**RAW DATA:**
+ + +
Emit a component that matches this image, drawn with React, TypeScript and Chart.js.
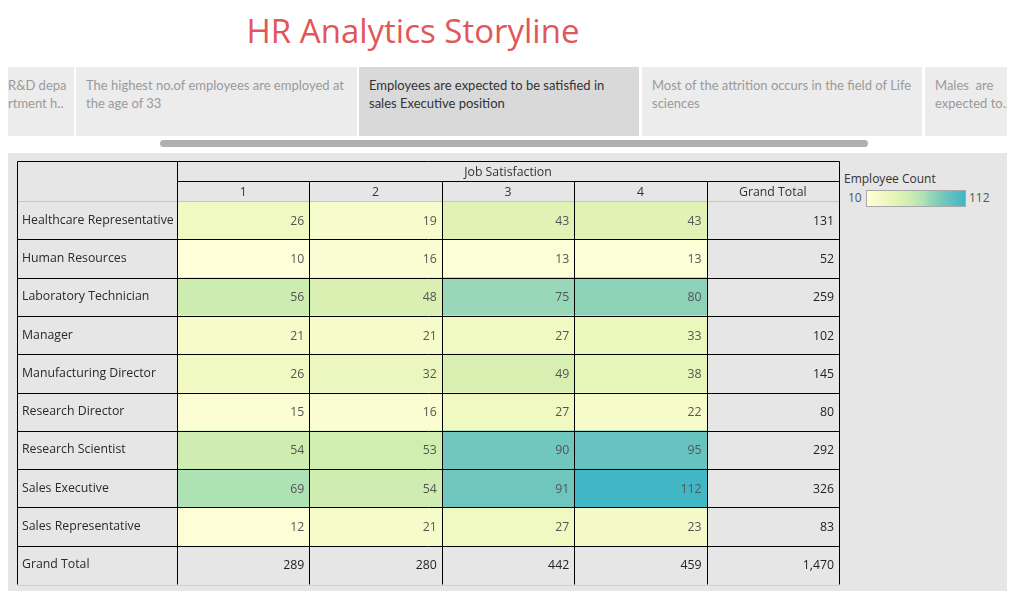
import React, { useEffect, useRef } from "react";
import { Chart, registerables } from "chart.js";

Chart.register(...registerables);

// ---- data ----
const roles = [
  "Healthcare Representative",
  "Human Resources",
  "Laboratory Technician",
  "Manager",
  "Manufacturing Director",
  "Research Director",
  "Research Scientist",
  "Sales Executive",
  "Sales Representative",
];
const satisfactionLevels = ["1", "2", "3", "4"];
const js1 = [26, 10, 56, 21, 26, 15, 54, 69, 12];
const js2 = [19, 16, 48, 21, 32, 16, 53, 54, 21];
const js3 = [43, 13, 75, 27, 49, 27, 90, 91, 27];
const js4 = [43, 13, 80, 33, 38, 22, 95, 112, 23];
const legendMin = 10;
const legendMax = 112;
const titleText = "HR Analytics Storyline";
const storyPoints = [
  ["R&D depa", "rtment h.."],
  ["The highest no.of employees are employed at", "the age of 33"],
  ["Employees are expected to be satisfied in", "sales Executive position"],
  ["Most of the attrition occurs in the field of Life", "sciences"],
  ["Males  are", "expected to.."],
];

// ---- color ramp ----
const RAMP: [number, string][] = [
  [0, "#ffffd9"],
  [0.16, "#f1f9c3"],
  [0.32, "#e1f3b4"],
  [0.45, "#cdecb0"],
  [0.58, "#aee1b4"],
  [0.64, "#97d7b7"],
  [0.78, "#72c7bd"],
  [1, "#41b6c4"],
];
function hex(h: string) {
  return [1, 3, 5].map((i) => parseInt(h.slice(i, i + 2), 16));
}
function colorFor(v: number) {
  let t = (v - legendMin) / (legendMax - legendMin);
  t = Math.max(0, Math.min(1, t));
  for (let i = 1; i < RAMP.length; i++) {
    if (t <= RAMP[i][0]) {
      const [t0, c0] = RAMP[i - 1];
      const [t1, c1] = RAMP[i];
      const f = (t - t0) / (t1 - t0);
      const a = hex(c0), b = hex(c1);
      const m = a.map((x, k) => Math.round(x + (b[k] - x) * f));
      return `rgb(${m[0]},${m[1]},${m[2]})`;
    }
  }
  return RAMP[RAMP.length - 1][1];
}

const FONT = "'Open Sans', 'Noto Sans', sans-serif";
const TAB_FONT = "Lato, 'Open Sans', sans-serif";
const FS = 12.3;

export default function App() {
  const ref = useRef<HTMLCanvasElement | null>(null);

  useEffect(() => {
    const cols = [js1, js2, js3, js4];
    const rowTotals = roles.map((_, r) => cols.reduce((s, c) => s + c[r], 0));
    const colTotals = cols.map((c) => c.reduce((s, v) => s + v, 0));
    const grand = rowTotals.reduce((s, v) => s + v, 0);
    const labels = [...roles, "Grand Total"];
    const colLabels = [...satisfactionLevels, "Grand Total"];
    const vals: number[][] = [
      ...cols.map((c, ci) => [...c, colTotals[ci]]),
      [...rowTotals, grand],
    ];

    const datasets = colLabels.map((cl, ci) => ({
      label: cl,
      data: labels.map(() => [ci, ci + 1]),
      backgroundColor: labels.map((_, ri) =>
        ci < 4 && ri < roles.length ? colorFor(vals[ci][ri]) : "rgba(0,0,0,0)"
      ),
      borderWidth: 0,
      barPercentage: 1,
      categoryPercentage: 1,
      grouped: false,
    }));

    const tablePlugin = {
      id: "tablePlugin",
      afterDatasetsDraw(chart: any) {
        const ctx = chart.ctx;
        const { x, y } = chart.scales;
        const ca = chart.chartArea;
        const nRows = labels.length;
        const rowH = (ca.bottom - ca.top) / nRows;
        const px = (v: number) => Math.round(x.getPixelForValue(v)) + 0.5;
        const rowTop = (i: number) => y.getPixelForValue(i) - rowH / 2;
        ctx.save();
        ctx.font = `${FS}px ${FONT}`;
        ctx.textAlign = "right";
        ctx.textBaseline = "middle";
        for (let ci = 0; ci < 5; ci++) {
          for (let ri = 0; ri < nRows; ri++) {
            const isTotal = ci === 4 || ri === nRows - 1;
            ctx.fillStyle = isTotal ? "#222" : "#555";
            ctx.fillText(
              vals[ci][ri].toLocaleString("en-US"),
              x.getPixelForValue(ci + 1) - 5,
              y.getPixelForValue(ri) + 1
            );
          }
        }
        const headTop = 0.5;
        const headMid = Math.round((headTop + ca.top) / 2) + 0.5;
        ctx.textAlign = "center";
        ctx.fillStyle = "#333";
        ctx.fillText(
          "Job Satisfaction",
          (x.getPixelForValue(0) + x.getPixelForValue(5)) / 2,
          (headTop + headMid) / 2 + 1
        );
        for (let ci = 0; ci < 5; ci++) {
          ctx.fillText(
            colLabels[ci],
            (x.getPixelForValue(ci) + x.getPixelForValue(ci + 1)) / 2,
            (headMid + ca.top) / 2 + 1
          );
        }
        const left = 0.5;
        const right = px(5);
        const bottom = Math.round(ca.bottom) + 0.5;
        ctx.lineWidth = 1;
        const line = (x1: number, y1: number, x2: number, y2: number, c = "#000") => {
          ctx.strokeStyle = c;
          ctx.beginPath();
          ctx.moveTo(x1, y1);
          ctx.lineTo(x2, y2);
          ctx.stroke();
        };
        for (let ri = 1; ri < nRows; ri++) {
          const yy = Math.round(rowTop(ri)) + 0.5;
          line(left, yy, right, yy);
        }
        line(left, Math.round(ca.top) + 0.5, right, Math.round(ca.top) + 0.5, "#c6c6c6");
        line(left, headTop, right, headTop);
        line(px(0), headMid, right, headMid);
        line(left, headTop, left, bottom);
        line(px(0), headTop, px(0), bottom);
        line(right, headTop, right, bottom);
        for (let ci = 1; ci < 5; ci++) line(px(ci), headMid, px(ci), bottom);
        line(left, bottom + 1, right, bottom + 1, "#cfcfcf");
        ctx.restore();
      },
    };

    const chart = new Chart(ref.current as HTMLCanvasElement, {
      type: "bar",
      data: { labels, datasets: datasets as any },
      options: {
        indexAxis: "y",
        animation: false,
        responsive: false,
        layout: { padding: { top: 40, left: 5, right: 2, bottom: 2 } },
        plugins: { legend: { display: false }, tooltip: { enabled: false } },
        scales: {
          x: { type: "linear", min: 0, max: 5, display: false },
          y: {
            type: "category",
            afterFit: (s: any) => {
              s.width = 155;
              s.paddingTop = 0;
              s.paddingBottom = 0;
            },
            grid: { display: false },
            border: { display: false },
            ticks: {
              crossAlign: "far",
              color: "#2a2a2a",
              font: { family: FONT, size: FS },
              autoSkip: false,
            },
          },
        },
      },
      plugins: [tablePlugin],
    });
    return () => chart.destroy();
  }, []);

  const tabs = [
    { l: 8, w: 66, pad: 0 },
    { l: 76, w: 281, pad: 10 },
    { l: 359, w: 280, pad: 10, sel: true },
    { l: 642, w: 280, pad: 10 },
    { l: 925, w: 83, pad: 10 },
  ];

  const gradient = `linear-gradient(to right, ${RAMP.map(
    ([t, c]) => `${c} ${t * 100}%`
  ).join(", ")})`;

  return (
    <div style={{ position: "relative", width: 1015, height: 599, fontFamily: FONT, margin: -8 }}>
      <div
        style={{
          position: "absolute",
          left: 0,
          width: 826,
          top: 9,
          textAlign: "center",
          fontSize: 33,
          lineHeight: "44px",
          color: "#e15759",
        }}
      >
        {titleText}
      </div>
      {tabs.map((t, i) => (
        <div
          key={i}
          style={{
            position: "absolute",
            left: t.l,
            top: 67,
            width: t.w,
            height: 69,
            background: t.sel ? "#d9d9d9" : "#ececec",
            color: t.sel ? "#333" : "#9a9a9a",
            fontFamily: TAB_FONT,
            fontSize: 13,
            lineHeight: "18px",
            boxSizing: "border-box",
            padding: `9px ${t.pad}px 0 ${t.pad}px`,
            overflow: "hidden",
            whiteSpace: "pre",
          }}
        >
          {storyPoints[i].join("\n")}
        </div>
      ))}
      <div
        style={{
          position: "absolute",
          left: 160,
          top: 140,
          width: 708,
          height: 7,
          borderRadius: 4,
          background: "#b0b0b0",
        }}
      />
      <div
        style={{
          position: "absolute",
          left: 8,
          top: 153,
          width: 1000,
          height: 439,
          background: "#e6e6e6",
        }}
      />
      <canvas
        ref={ref}
        width={824}
        height={425}
        style={{ position: "absolute", left: 17, top: 161 }}
      />
      <div
        style={{
          position: "absolute",
          left: 844,
          top: 170,
          fontSize: 12,
          lineHeight: "18px",
          color: "#333",
        }}
      >
        Employee Count
      </div>
      <div
        style={{
          position: "absolute",
          left: 848,
          top: 189,
          fontSize: 12,
          lineHeight: "18px",
          color: "#555",
        }}
      >
        {legendMin}
      </div>
      <div
        style={{
          position: "absolute",
          left: 866,
          top: 190,
          width: 98,
          height: 15,
          background: gradient,
          border: "1px solid #a8a8a8",
        }}
      />
      <div
        style={{
          position: "absolute",
          left: 969,
          top: 189,
          fontSize: 12,
          lineHeight: "18px",
          color: "#555",
        }}
      >
        {legendMax}
      </div>
    </div>
  );
}
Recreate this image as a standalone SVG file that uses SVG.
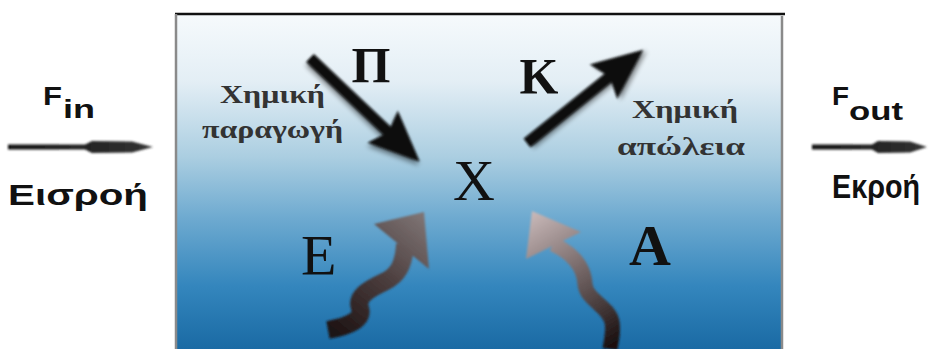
<svg xmlns="http://www.w3.org/2000/svg" width="932" height="349" viewBox="0 0 932 349">
<defs>
  <linearGradient id="bg" x1="0" y1="0" x2="0" y2="1">
    <stop offset="0" stop-color="#f6fafc"/>
    <stop offset="0.2" stop-color="#e3eef5"/>
    <stop offset="0.42" stop-color="#abcee1"/>
    <stop offset="0.6" stop-color="#6eaad0"/>
    <stop offset="0.8" stop-color="#3486bd"/>
    <stop offset="1" stop-color="#1868a2"/>
  </linearGradient>
  <linearGradient id="gE" gradientUnits="userSpaceOnUse" x1="422" y1="215" x2="328" y2="330">
    <stop offset="0" stop-color="#7e7474"/>
    <stop offset="0.5" stop-color="#4a3c3c"/>
    <stop offset="1" stop-color="#1c1212"/>
  </linearGradient>
  <linearGradient id="gA" gradientUnits="userSpaceOnUse" x1="532" y1="212" x2="612" y2="345">
    <stop offset="0" stop-color="#c9b9b9"/>
    <stop offset="0.45" stop-color="#7a6c6c"/>
    <stop offset="1" stop-color="#1a1010"/>
  </linearGradient>
  <linearGradient id="gFlow" x1="0" y1="0" x2="1" y2="0">
    <stop offset="0" stop-color="#111"/>
    <stop offset="1" stop-color="#333"/>
  </linearGradient>
  <filter id="soft" x="-20%" y="-20%" width="140%" height="140%">
    <feGaussianBlur stdDeviation="1.3"/>
  </filter>
  <filter id="shadow" x="-20%" y="-20%" width="140%" height="140%">
    <feGaussianBlur in="SourceAlpha" stdDeviation="2.5" result="b"/>
    <feOffset dx="2" dy="3" result="o"/>
    <feComponentTransfer in="o" result="s"><feFuncA type="linear" slope="0.45"/></feComponentTransfer>
    <feGaussianBlur in="SourceGraphic" stdDeviation="0.8" result="g"/>
    <feMerge><feMergeNode in="s"/><feMergeNode in="g"/></feMerge>
  </filter>
</defs>
<style>
  .big { font-family: "Liberation Serif", "Times New Roman", serif; fill: #111; }
  .bold { font-weight: bold; }
  .lbl { font-family: "Liberation Serif", "Times New Roman", serif; fill: #333; font-size: 25px; font-weight: bold; }
  .flow { font-family: "Liberation Sans", Arial, sans-serif; font-weight: bold; fill: #111; }
</style>

<rect width="932" height="349" fill="#ffffff"/>

<g id="reactor">
  <rect x="175" y="14" width="608" height="340" fill="url(#bg)"/>
  <line x1="175" y1="14" x2="785" y2="14" stroke="#111" stroke-width="2.5"/>
  <line x1="176" y1="14" x2="176" y2="349" stroke="#8a8a8a" stroke-width="2.5"/>
  <line x1="782" y1="16" x2="782" y2="349" stroke="#8a8a8a" stroke-width="2.5"/>
</g>

<g id="connectors">
  <g filter="url(#soft)">
    <polygon points="8,144.5 85,144.5 92,141 132,141.5 153,147 132,152.5 92,153 85,149.5 8,149.5" fill="url(#gFlow)"/>
  </g>
  <g filter="url(#soft)">
    <polygon points="812,144.5 872,144.5 878,141 910,141.5 927,147 910,152.5 878,153 872,149.5 812,149.5" fill="url(#gFlow)"/>
  </g>
  <g filter="url(#shadow)" transform="translate(310,58) rotate(43.4)">
    <polygon points="0,-5.5 106,-5.5 100,-22 151,0 100,22 106,5.5 0,5.5" fill="#0a0a0a"/>
  </g>
  <g filter="url(#shadow)" transform="translate(527,143) rotate(-38.7)">
    <polygon points="0,-5.5 104,-5.5 98,-22 149,0 98,22 104,5.5 0,5.5" fill="#0a0a0a"/>
  </g>
  <g filter="url(#soft)">
    <path d="M405,244 C404,266 397,276 384,282 C367,290 356,297 360,308 C364,319 350,326 328,330" fill="none" stroke="url(#gE)" stroke-width="18"/>
    <polygon points="374,224 424,212 429,269" fill="url(#gE)"/>
  </g>
  <g filter="url(#soft)">
    <path d="M553,244 C574,254 584,268 585,284 C586,300 609,306 612,322 C614,333 611,341 610,349" fill="none" stroke="url(#gA)" stroke-width="15"/>
    <polygon points="532,211 526,259 581,232" fill="url(#gA)"/>
  </g>
</g>

<g id="node-X"><text class="big" x="474" y="200" font-size="58" text-anchor="middle">X</text></g>
<g id="node-P"><text class="big bold" x="371" y="82" font-size="50" text-anchor="middle">Π</text></g>
<g id="node-K"><text class="big bold" x="539" y="93" font-size="50" text-anchor="middle">Κ</text></g>
<g id="node-E"><text class="big" x="301" y="275" font-size="58">Ε</text></g>
<g id="node-A"><text class="big bold" x="650" y="265" font-size="58" text-anchor="middle">Α</text></g>

<g id="label-production">
  <text class="lbl" x="220" y="103" textLength="105" lengthAdjust="spacingAndGlyphs">Χημική</text>
  <text class="lbl" x="202" y="138" textLength="141" lengthAdjust="spacingAndGlyphs">παραγωγή</text>
</g>
<g id="label-loss">
  <text class="lbl" x="632" y="118" textLength="106" lengthAdjust="spacingAndGlyphs">Χημική</text>
  <text class="lbl" x="617" y="155" textLength="128" lengthAdjust="spacingAndGlyphs">απώλεια</text>
</g>

<g id="inflow-label">
  <text class="flow" x="43" y="105" font-size="25" textLength="19" lengthAdjust="spacingAndGlyphs">F</text>
  <text class="flow" x="63" y="118" font-size="25" textLength="32" lengthAdjust="spacingAndGlyphs">in</text>
  <text class="flow" x="8" y="205" font-size="30" textLength="140" lengthAdjust="spacingAndGlyphs">Εισροή</text>
</g>
<g id="outflow-label">
  <text class="flow" x="832" y="105" font-size="25" textLength="17" lengthAdjust="spacingAndGlyphs">F</text>
  <text class="flow" x="849" y="120" font-size="25" textLength="54" lengthAdjust="spacingAndGlyphs">out</text>
  <text class="flow" x="832" y="198" font-size="33" textLength="88" lengthAdjust="spacingAndGlyphs">Εκροή</text>
</g>
</svg>
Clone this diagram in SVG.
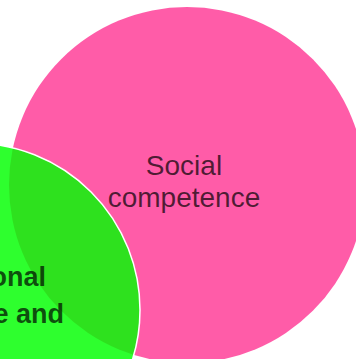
+ + +
**PROBLEM DESCRIPTION:** Repeat exactly the lines from the start of the entries down to the line with "Chart.register(...registerables);", keeping both ends but none of the pictures.

**THE SOLUTION:**
Emit a component that matches this image, drawn with React, TypeScript and Chart.js.
import React, { useEffect, useRef } from "react";
import { Chart, registerables } from "chart.js";

Chart.register(...registerables);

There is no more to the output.